# Ancient Aliens on the History Channel



## TripleXBullies (Apr 29, 2011)

It's not a new series, but I just re-watched season 1 and 2 last weekend. I don't have the channel any more, so I'm not sure if there is any more. Has anyone seen it?


----------



## TheBishop (Apr 29, 2011)

Yeagh that show makes my head hurt.  Sure leaves ALOT more questions than it does answers. Those cities underwater that are 100k years old, and more complicated that anything dating 1/10 than that on land is just crazy.


----------



## TripleXBullies (Apr 29, 2011)

It definitely has a lot of questions. But a lot of it seems more logical than some of the alternatives.


----------



## vowell462 (Apr 29, 2011)

TripleXBullies said:


> It definitely has a lot of questions. But a lot of it seems more logical than some of the alternatives.

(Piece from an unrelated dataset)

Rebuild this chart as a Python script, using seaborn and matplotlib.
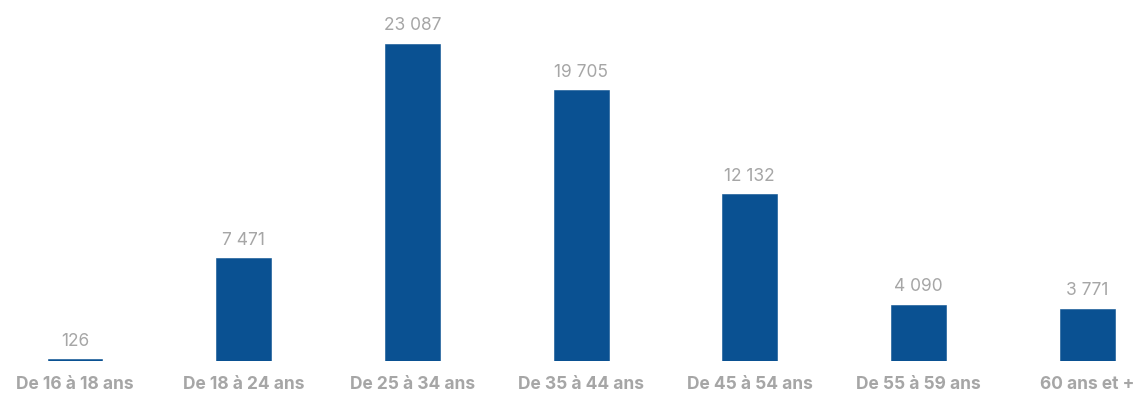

Im definatly with you on this. The evidence and idea is absolutley convincing to me.


----------



## emusmacker (May 26, 2011)

How is that so easily to believe than the writings in the Bible.?  How do you know that the show wasn't manipulated to make it "appear" believable?


----------



## dawg2 (May 27, 2011)

TheBishop said:


> Yeagh that show makes my head hurt.  Sure leaves ALOT more questions than it does answers. Those cities underwater that are 100k years old, and more complicated that anything dating 1/10 than that on land is just crazy.



How about a city (I have seen diving) in about 80+ feet of water.  It has houses; some with windows, trees (now long dead) and remnants of old streets.


----------



## hummdaddy (May 27, 2011)

emusmacker said:


> How is that so easily to believe than the writings in the Bible.?  How do you know that the show wasn't manipulated to make it "appear" believable?





how do i know your bible is manipulating or not


----------



## emusmacker (May 27, 2011)

hummdaddy said:


> how do i know your bible is manipulating or not



according to certain folks the Bible was manipulated. But if that's the case then what are people to believe?  Everything can be manipulated.


----------



## emusmacker (May 27, 2011)

Some folks believe the Bible was manipulated, and if so then what is and isn't?  How does a person know what or who to believe. Everything can be manipulated.


----------



## ambush80 (May 29, 2011)

emusmacker said:


> according to certain folks the Bible was manipulated. But if that's the case then what are people to believe?  Everything can be manipulated.





emusmacker said:


> Some folks believe the Bible was manipulated, and if so then what is and isn't?  How does a person know what or who to believe. Everything can be manipulated.



Use your good sense and not superstition.


----------



## atlashunter (May 29, 2011)




----------



## bushidobam (Jun 22, 2011)

An entertaining show to say the least.  I like it a lot.    Especially the greek dude with the big hair.. Giorgio Tsoukalos  






Have any of you seen the episode (season 1 episode 6, maybe) where the ancient astronaut theorists hypothesized that aliens visiting the Earth may actually be humans from the distant future, who have discovered time travel, and have gone to the past (our present) to study?  Pretty cool, even if it is just for entertainment.


----------



## TripleXBullies (Jun 22, 2011)

He seems like a smart guy but yes, looks like a... um.... I can't remember the name of the other guy whose body languange is very colorful when he speaks... Makes him look stupid imo... 

Interesting theories to listen to, like you say, to say the least.


----------



## vowell462 (Jun 23, 2011)

bushidobam said:


> An entertaining show to say the least.  I like it a lot.    Especially the greek dude with the big hair.. Giorgio Tsoukalos
> 
> 
> 
> ...



One of my favorite shows on TV. Very interesting stuff. And Ol Giorgio is pretty keen on the uptake, even though he looks ridiculous.


----------



## work2play (Jun 23, 2011)

very good programming imo


----------